The ashes of Cuba's former leader Fidel Castro were interred Sunday at Santiago’s Santa Ifigenia cemetery in a private ceremony, with the list of officials in attendance reflecting the current state of geopolitics.
The invitation list for state funerals is a carefully choreographed affair and the decision to accept or decline is also extensively deliberated, with an eye to striking a balance between sending too strong a signal of support and avoiding offense.
This diplomatic dance was on full display during the final rites for Cuba’s longtime revolutionary leader Fidel Castro on Sunday, with all but Latin American nations sending decidedly mid-level delegations.

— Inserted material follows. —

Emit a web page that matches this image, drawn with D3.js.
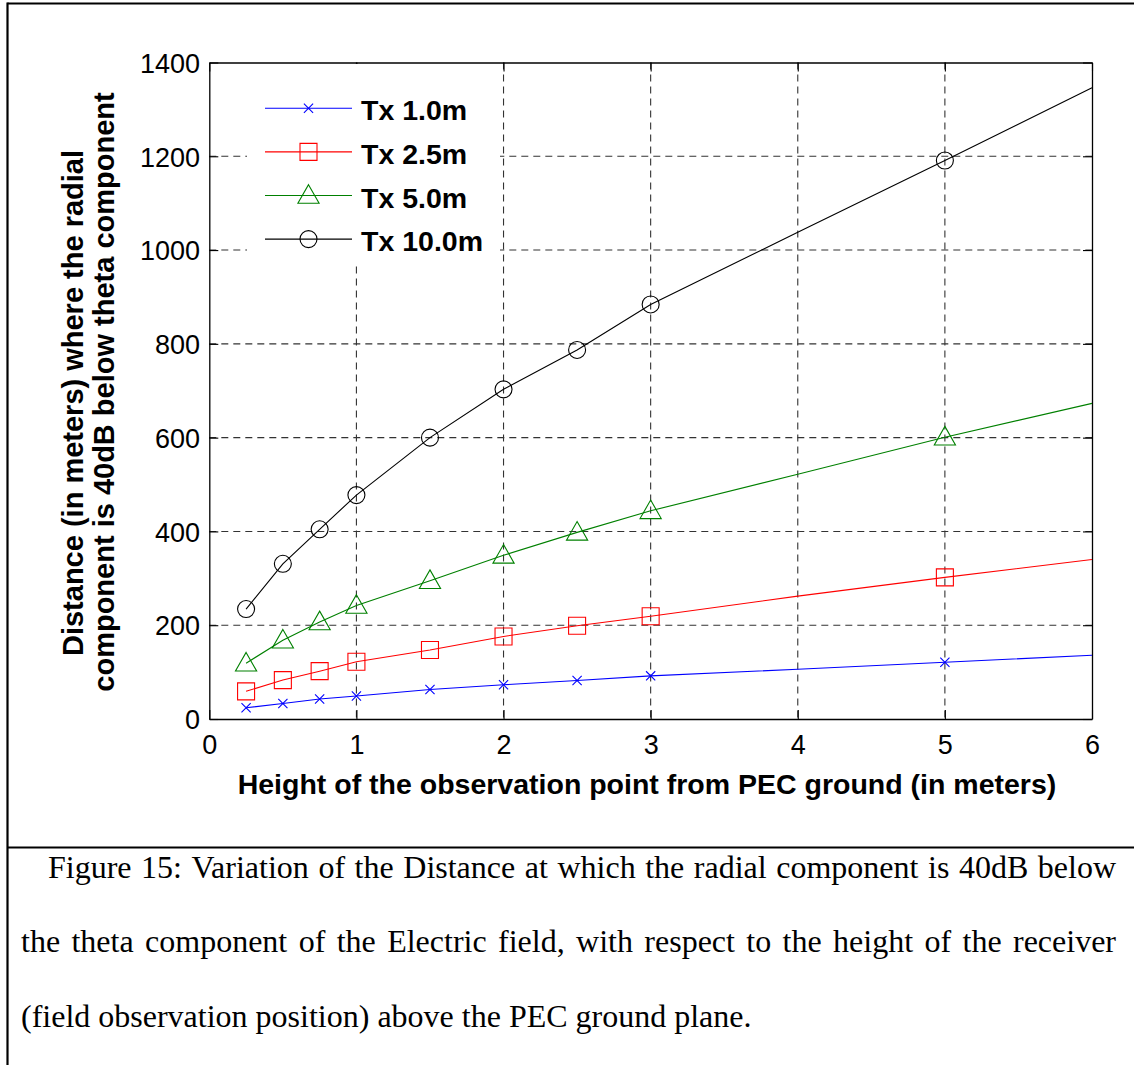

Nevertheless, the region's left wing turned out in force: Venezuelan President Nicolas Maduro and former Brazilian president Luis Ignacio Lula Da Silva were among those sitting close to current President Raul Castro at a tribute on Saturday evening. Ecuador’s President Rafael Correa spoke glowingly of the late Cuban leader, as did Bolivian leader Evo Morales.
Perhaps the most surprising absence was that of Russian President Vladimir Putin, the leader of a country whose ties to Havana were once so close that the United States and the Soviet Union were nearly drawn into nuclear war over the island nation. Instead, Russia sent a delegation headed by Vyacheslav Volodin, the chairman of the lower house of parliament.
Nor did the leaders of Cuban allies China or Iran attend, opting to send deputies in their stead.
But apparently revolutionary ties bind tighter than geopolitical ones, because Sinn Fein leader Gerry Adams arrived in Havana just days after Castro’s death. South African President Jacob Zuma, a onetime member of the Politburo of the South African Communist Party, also attended the weekend ceremonies.
Another dignitary with a Communist past, Greek Prime Minister Alexis Tsipras, also went to Cuba to pay his respects. Ailing Zimbabwean president and onetime revolutionary Robert Mugabe made the trip as well.
Not surprisingly, attendance at Castro’s memorial was sparse on the other side of the Cold War divide. Canadian Prime Minister Justin Trudeau chose not to attend, despite Castro's presence at the funeral of his father, former premier Pierre Trudeau. Instead, Canada’s governor general was sent to represent Ottawa.
Neither British Prime Minister Teresa May nor Foreign Secretary Boris Johnson made an appearance, and German Chancellor Angela Merkel also stayed at home. Spain sent a group headed by former King Juan Carlos while Prime Minister Mariano Rajoy took a pass.
And despite having done more to normalise relations with Cuba than any president in more than half a century, US President Barack Obama decided to skip the politically sensitive ceremonies and instead sent an informal delegation consisting of Deputy National Security Adviser Ben Rhodes and his choice for ambassador to Cuba, Jeffrey DeLaurentis, who is still awaiting Senate confirmation before he officially takes up the post.
'Monument of history'
Ecology and Energy Minister Ségolène Royal represented France at the remembrances in Santiago, making news back at home by defending the late Cuban leader’s human rights record. The former Socialist presidential candidate called Castro a "monument of history" and the "symbol of a very deep friendship between Cuba and France".
"Thanks to Fidel Castro, Cubans reclaimed their territory, their lives, their destiny. They were inspired by the French Revolution without experiencing the terror that took place during the French Revolution," she said.
Asked about the human rights violations in Cuba that have been denounced by the United Nations as well as Cuban dissidents, Royal said that the island nation had both "religious freedom" and "freedom of conscience".
"There is a lot of disinformation," she said.